The input:
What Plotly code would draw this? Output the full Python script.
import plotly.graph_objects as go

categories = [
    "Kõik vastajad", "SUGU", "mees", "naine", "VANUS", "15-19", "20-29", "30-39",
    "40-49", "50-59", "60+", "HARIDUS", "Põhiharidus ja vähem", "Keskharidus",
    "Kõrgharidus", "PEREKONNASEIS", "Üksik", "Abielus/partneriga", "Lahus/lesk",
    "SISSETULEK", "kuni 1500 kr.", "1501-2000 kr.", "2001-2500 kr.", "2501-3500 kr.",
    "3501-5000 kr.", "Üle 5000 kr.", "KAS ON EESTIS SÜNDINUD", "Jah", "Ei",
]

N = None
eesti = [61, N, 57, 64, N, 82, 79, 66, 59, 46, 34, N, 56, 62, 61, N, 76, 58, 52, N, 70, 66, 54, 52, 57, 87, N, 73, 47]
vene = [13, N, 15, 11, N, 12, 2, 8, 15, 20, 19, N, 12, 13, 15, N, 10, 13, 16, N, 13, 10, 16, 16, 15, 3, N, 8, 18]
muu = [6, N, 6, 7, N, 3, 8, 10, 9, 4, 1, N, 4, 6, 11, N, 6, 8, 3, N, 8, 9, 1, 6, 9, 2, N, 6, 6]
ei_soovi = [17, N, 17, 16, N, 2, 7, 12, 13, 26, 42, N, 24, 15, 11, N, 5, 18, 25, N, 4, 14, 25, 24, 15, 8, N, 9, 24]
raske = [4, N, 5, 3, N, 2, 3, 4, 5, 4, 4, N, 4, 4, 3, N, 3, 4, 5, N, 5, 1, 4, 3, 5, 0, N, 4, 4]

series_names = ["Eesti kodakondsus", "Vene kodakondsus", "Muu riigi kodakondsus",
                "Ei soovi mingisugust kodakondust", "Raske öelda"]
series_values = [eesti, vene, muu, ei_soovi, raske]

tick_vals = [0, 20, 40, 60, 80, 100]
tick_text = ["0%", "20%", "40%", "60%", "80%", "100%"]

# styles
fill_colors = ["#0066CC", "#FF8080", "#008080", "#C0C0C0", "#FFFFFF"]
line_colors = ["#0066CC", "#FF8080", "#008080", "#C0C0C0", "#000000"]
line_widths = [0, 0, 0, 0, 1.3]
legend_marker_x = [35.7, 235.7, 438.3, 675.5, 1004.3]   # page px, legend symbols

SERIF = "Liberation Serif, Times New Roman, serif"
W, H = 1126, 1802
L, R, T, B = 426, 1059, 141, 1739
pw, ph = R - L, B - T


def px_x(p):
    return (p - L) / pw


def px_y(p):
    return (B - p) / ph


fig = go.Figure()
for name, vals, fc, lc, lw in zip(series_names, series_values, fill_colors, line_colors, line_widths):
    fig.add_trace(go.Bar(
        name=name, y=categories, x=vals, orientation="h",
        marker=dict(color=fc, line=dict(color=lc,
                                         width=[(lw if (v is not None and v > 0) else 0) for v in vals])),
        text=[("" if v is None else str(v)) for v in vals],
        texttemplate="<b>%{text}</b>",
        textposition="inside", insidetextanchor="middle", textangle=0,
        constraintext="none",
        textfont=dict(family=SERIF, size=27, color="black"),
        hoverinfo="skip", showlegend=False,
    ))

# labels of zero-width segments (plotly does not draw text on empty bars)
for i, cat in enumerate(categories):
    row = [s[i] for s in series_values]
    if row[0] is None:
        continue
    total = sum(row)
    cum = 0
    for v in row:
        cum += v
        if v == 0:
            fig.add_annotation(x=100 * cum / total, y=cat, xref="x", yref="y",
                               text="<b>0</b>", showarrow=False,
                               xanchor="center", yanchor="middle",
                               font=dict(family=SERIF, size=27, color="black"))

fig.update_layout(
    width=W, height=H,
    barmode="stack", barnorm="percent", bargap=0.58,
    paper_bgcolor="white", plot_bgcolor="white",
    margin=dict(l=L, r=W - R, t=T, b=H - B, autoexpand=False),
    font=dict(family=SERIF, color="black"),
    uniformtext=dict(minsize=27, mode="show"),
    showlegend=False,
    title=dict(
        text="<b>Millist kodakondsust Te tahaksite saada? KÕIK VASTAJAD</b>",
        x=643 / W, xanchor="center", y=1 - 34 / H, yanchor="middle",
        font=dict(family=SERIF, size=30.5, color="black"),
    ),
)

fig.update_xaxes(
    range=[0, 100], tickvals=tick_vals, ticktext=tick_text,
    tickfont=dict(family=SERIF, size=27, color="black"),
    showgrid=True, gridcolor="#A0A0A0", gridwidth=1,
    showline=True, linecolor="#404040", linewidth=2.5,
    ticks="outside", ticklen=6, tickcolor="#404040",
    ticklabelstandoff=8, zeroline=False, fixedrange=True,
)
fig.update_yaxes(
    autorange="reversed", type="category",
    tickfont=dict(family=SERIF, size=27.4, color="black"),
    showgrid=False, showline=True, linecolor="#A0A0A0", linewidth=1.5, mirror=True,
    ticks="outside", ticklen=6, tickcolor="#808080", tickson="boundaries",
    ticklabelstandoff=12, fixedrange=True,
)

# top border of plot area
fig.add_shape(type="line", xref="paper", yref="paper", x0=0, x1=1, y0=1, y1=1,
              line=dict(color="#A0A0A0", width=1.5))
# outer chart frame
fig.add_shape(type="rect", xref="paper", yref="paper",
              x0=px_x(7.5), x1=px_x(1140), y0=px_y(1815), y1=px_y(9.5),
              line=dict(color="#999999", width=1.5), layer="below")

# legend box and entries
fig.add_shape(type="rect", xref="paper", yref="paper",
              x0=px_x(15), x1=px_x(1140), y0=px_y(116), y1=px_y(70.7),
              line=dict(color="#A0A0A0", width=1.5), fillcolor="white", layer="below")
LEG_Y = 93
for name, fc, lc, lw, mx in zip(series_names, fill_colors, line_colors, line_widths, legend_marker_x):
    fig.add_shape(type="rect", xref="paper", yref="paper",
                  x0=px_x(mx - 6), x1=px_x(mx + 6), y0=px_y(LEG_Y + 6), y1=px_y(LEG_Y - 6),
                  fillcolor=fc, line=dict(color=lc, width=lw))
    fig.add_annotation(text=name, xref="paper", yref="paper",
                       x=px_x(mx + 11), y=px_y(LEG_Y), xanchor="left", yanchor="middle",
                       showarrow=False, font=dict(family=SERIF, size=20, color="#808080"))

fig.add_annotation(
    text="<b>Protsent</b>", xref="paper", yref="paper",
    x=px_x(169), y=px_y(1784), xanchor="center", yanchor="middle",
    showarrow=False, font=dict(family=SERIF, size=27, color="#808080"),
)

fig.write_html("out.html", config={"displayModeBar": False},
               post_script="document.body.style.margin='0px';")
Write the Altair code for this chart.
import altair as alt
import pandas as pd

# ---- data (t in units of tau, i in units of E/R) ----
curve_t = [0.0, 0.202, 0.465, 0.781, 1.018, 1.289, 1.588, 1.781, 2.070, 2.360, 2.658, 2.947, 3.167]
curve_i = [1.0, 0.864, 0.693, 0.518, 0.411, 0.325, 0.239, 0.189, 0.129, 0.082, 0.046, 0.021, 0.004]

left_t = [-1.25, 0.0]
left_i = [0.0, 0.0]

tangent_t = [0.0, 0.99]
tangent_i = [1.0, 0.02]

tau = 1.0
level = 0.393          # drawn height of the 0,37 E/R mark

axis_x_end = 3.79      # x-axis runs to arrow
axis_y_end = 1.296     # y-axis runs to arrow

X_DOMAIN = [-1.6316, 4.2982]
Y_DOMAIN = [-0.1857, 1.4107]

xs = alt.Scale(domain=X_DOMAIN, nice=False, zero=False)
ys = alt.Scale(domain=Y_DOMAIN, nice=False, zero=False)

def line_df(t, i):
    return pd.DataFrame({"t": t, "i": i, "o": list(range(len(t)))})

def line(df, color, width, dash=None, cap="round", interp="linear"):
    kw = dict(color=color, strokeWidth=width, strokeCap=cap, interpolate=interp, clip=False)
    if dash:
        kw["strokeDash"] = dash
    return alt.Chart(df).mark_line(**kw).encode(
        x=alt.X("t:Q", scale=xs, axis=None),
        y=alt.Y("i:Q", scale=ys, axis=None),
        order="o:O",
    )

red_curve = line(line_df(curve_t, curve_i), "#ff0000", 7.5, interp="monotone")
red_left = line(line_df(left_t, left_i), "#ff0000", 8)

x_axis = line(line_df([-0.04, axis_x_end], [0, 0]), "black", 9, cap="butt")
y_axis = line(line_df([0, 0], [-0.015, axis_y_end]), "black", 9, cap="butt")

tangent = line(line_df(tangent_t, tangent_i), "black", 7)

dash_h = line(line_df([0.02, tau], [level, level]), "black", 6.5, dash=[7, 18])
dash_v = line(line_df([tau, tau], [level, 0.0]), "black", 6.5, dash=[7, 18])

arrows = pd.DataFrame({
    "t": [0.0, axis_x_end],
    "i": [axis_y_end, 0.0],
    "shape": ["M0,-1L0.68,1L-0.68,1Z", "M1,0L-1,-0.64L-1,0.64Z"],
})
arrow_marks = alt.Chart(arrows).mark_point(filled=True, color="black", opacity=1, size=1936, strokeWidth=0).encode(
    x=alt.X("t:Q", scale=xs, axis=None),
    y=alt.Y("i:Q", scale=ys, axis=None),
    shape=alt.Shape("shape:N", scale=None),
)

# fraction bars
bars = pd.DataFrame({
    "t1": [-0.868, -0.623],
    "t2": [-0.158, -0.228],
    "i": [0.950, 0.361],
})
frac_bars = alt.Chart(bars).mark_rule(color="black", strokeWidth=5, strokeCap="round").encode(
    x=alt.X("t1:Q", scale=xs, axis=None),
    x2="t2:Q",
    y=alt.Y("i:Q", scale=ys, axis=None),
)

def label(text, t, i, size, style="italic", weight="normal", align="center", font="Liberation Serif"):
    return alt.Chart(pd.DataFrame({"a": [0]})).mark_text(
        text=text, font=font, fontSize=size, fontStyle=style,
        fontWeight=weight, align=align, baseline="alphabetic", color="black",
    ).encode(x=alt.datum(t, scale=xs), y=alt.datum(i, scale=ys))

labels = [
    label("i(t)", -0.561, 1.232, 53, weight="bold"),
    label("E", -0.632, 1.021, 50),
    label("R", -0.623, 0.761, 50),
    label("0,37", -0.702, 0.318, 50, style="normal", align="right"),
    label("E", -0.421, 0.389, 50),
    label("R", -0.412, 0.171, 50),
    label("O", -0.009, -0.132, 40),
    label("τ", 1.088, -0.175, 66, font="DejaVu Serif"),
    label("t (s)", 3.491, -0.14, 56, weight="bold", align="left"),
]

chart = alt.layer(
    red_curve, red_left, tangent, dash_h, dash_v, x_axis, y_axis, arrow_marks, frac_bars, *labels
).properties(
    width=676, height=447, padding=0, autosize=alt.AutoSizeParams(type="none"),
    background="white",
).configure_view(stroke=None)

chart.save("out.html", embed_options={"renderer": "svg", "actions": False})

Stated exercise: Select every line in the material above where the string "this" occurs, and copy it.

Reply:
What Plotly code would draw this? Output the full Python script.
Write the Altair code for this chart.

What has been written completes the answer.